**PROBLEM TO SOLVE**:
Leave out the pictures and retype only the lines from the opening line to the line that holds "const refR = 1.15, refHigh = 60, refLow = 35;", both ends included.

>> begin MATERIAL PROVIDED

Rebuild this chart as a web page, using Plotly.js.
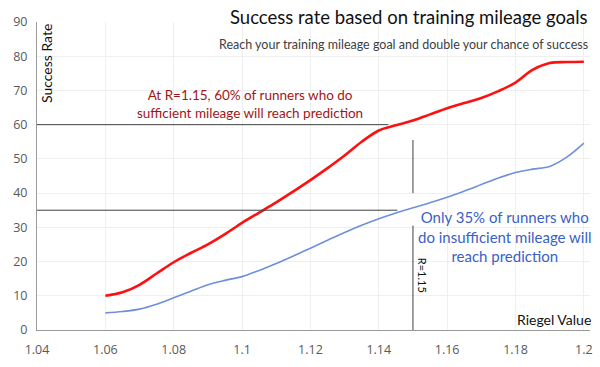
<!DOCTYPE html>
<html><head><meta charset="utf-8">
<script src="https://cdn.plot.ly/plotly-3.0.1.min.js"></script>
<style>html,body{margin:0;padding:0;background:#fff}#c{width:600px;height:367px}</style>
</head><body><div id="c"></div>
<script>
const riegel = [1.06,1.065,1.07,1.075,1.08,1.085,1.09,1.095,1.1,1.105,1.11,1.115,1.12,1.125,1.13,1.135,1.14,1.145,1.15,1.155,1.16,1.165,1.17,1.175,1.18,1.185,1.19,1.195,1.2];
const sufficient = [10,11,13.2,16.5,19.8,22.5,25,28,31.3,34.3,37.3,40.5,43.8,47.3,51,55,58.3,59.8,61.2,63,64.8,66.3,67.8,69.8,72.3,76,78,78.3,78.4];
const insufficient = [5,5.4,6.1,7.5,9.4,11.3,13.2,14.5,15.6,17.4,19.4,21.6,23.9,26.2,28.5,30.6,32.5,34.2,35.7,37.2,38.8,40.6,42.5,44.4,46,47,47.8,50.5,54.6];
const xTicks = [1.04,1.06,1.08,1.1,1.12,1.14,1.16,1.18,1.2];
const yTicks = [0,10,20,30,40,50,60,70,80,90];
const refR = 1.15, refHigh = 60, refLow = 35;

const data = [
  {x: riegel, y: sufficient, mode:'lines', line:{color:'#ff1010', width:2.6, shape:'spline'}, hoverinfo:'skip'},
  {x: riegel, y: insufficient, mode:'lines', line:{color:'#6f8fdc', width:1.6, shape:'spline'}, hoverinfo:'skip'}
];
const lc = '#404040';
const layout = {
  width:600, height:367,
  margin:{l:37, r:10, t:22, b:37},
  paper_bgcolor:'#fff', plot_bgcolor:'#fff',
  showlegend:false,
  font:{family:'Lato, sans-serif'},
  xaxis:{range:[1.04,1.2018], tickvals:xTicks, ticktext:xTicks.map(v=>String(v)), showgrid:true, gridcolor:'#efefef', gridwidth:1,
    showline:true, linecolor:'#9a9a9a', linewidth:1, zeroline:false, ticks:'', ticklen:0, ticklabelstandoff:8,
    tickfont:{family:'Open Sans, sans-serif', size:12.5, color:'#595959'}},
  yaxis:{range:[0,90], tickvals:yTicks, showgrid:true, gridcolor:'#efefef', gridwidth:1,
    showline:true, linecolor:'#9a9a9a', linewidth:1, zeroline:false, ticks:'', ticklen:0, ticklabelstandoff:6,
    tickfont:{family:'Open Sans, sans-serif', size:12.5, color:'#595959'}},
  shapes:[
    {type:'line', xref:'x', yref:'y', x0:1.04, x1:1.1428, y0:refHigh, y1:refHigh, line:{color:lc, width:1}},
    {type:'line', xref:'x', yref:'y', x0:1.04, x1:1.1454, y0:refLow, y1:refLow, line:{color:lc, width:1}},
    {type:'line', xref:'x', yref:'y', x0:refR, x1:refR, y0:40, y1:55.5, line:{color:lc, width:1}},
    {type:'line', xref:'x', yref:'y', x0:refR, x1:refR, y0:0, y1:30.5, line:{color:lc, width:1}}
  ],
  annotations:[
    {xref:'paper', yref:'paper', x:1.0, y:1.0, yshift:5, xanchor:'right', yanchor:'middle', showarrow:false,
     text:'Success rate based on training mileage goals', font:{family:'Lato, sans-serif', size:18.5, color:'#111'}},
    {xref:'paper', yref:'paper', x:1.0, y:1.0, yshift:-22, xanchor:'right', yanchor:'middle', showarrow:false,
     text:'Reach your training mileage goal and double your chance of success', font:{family:'Lato, sans-serif', size:12.5, color:'#404040'}},
    {xref:'x', yref:'y', x:1.0428, y:90, xanchor:'center', yanchor:'top', textangle:-90, showarrow:false,
     text:'Success Rate', font:{family:'Lato, sans-serif', size:14, color:'#111'}},
    {xref:'x', yref:'y', x:1.1024, y:66, xanchor:'center', yanchor:'middle', showarrow:false,
     text:'At R=1.15, 60% of runners who do<br>sufficient mileage will reach prediction', font:{family:'Lato, sans-serif', size:13.5, color:'#a31515'}},
    {xref:'x', yref:'y', x:1.177, y:27.2, xanchor:'center', yanchor:'middle', showarrow:false,
     text:'Only 35% of runners who<br>do insufficient mileage will<br>reach prediction', font:{family:'Lato, sans-serif', size:15, color:'#3a5fc6'}},
    {xref:'x', yref:'y', x:refR, xshift:1, y:16, xanchor:'left', yanchor:'middle', textangle:90, showarrow:false,
     text:'R=1.15', font:{family:'Lato, sans-serif', size:11, color:'#111'}},
    {xref:'paper', yref:'y', x:1.0, xshift:3, y:3, xanchor:'right', yanchor:'middle', showarrow:false,
     text:'Riegel Value', font:{family:'Lato, sans-serif', size:14, color:'#111'}}
  ]
};
Plotly.newPlot('c', data, layout, {staticPlot:true, displayModeBar:false});
</script></body></html>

>> end MATERIAL PROVIDED

**ANSWER TO THE EXERCISE**:
Rebuild this chart as a web page, using Plotly.js.
<!DOCTYPE html>
<html><head><meta charset="utf-8">
<script src="https://cdn.plot.ly/plotly-3.0.1.min.js"></script>
<style>html,body{margin:0;padding:0;background:#fff}#c{width:600px;height:367px}</style>
</head><body><div id="c"></div>
<script>
const riegel = [1.06,1.065,1.07,1.075,1.08,1.085,1.09,1.095,1.1,1.105,1.11,1.115,1.12,1.125,1.13,1.135,1.14,1.145,1.15,1.155,1.16,1.165,1.17,1.175,1.18,1.185,1.19,1.195,1.2];
const sufficient = [10,11,13.2,16.5,19.8,22.5,25,28,31.3,34.3,37.3,40.5,43.8,47.3,51,55,58.3,59.8,61.2,63,64.8,66.3,67.8,69.8,72.3,76,78,78.3,78.4];
const insufficient = [5,5.4,6.1,7.5,9.4,11.3,13.2,14.5,15.6,17.4,19.4,21.6,23.9,26.2,28.5,30.6,32.5,34.2,35.7,37.2,38.8,40.6,42.5,44.4,46,47,47.8,50.5,54.6];
const xTicks = [1.04,1.06,1.08,1.1,1.12,1.14,1.16,1.18,1.2];
const yTicks = [0,10,20,30,40,50,60,70,80,90];
const refR = 1.15, refHigh = 60, refLow = 35;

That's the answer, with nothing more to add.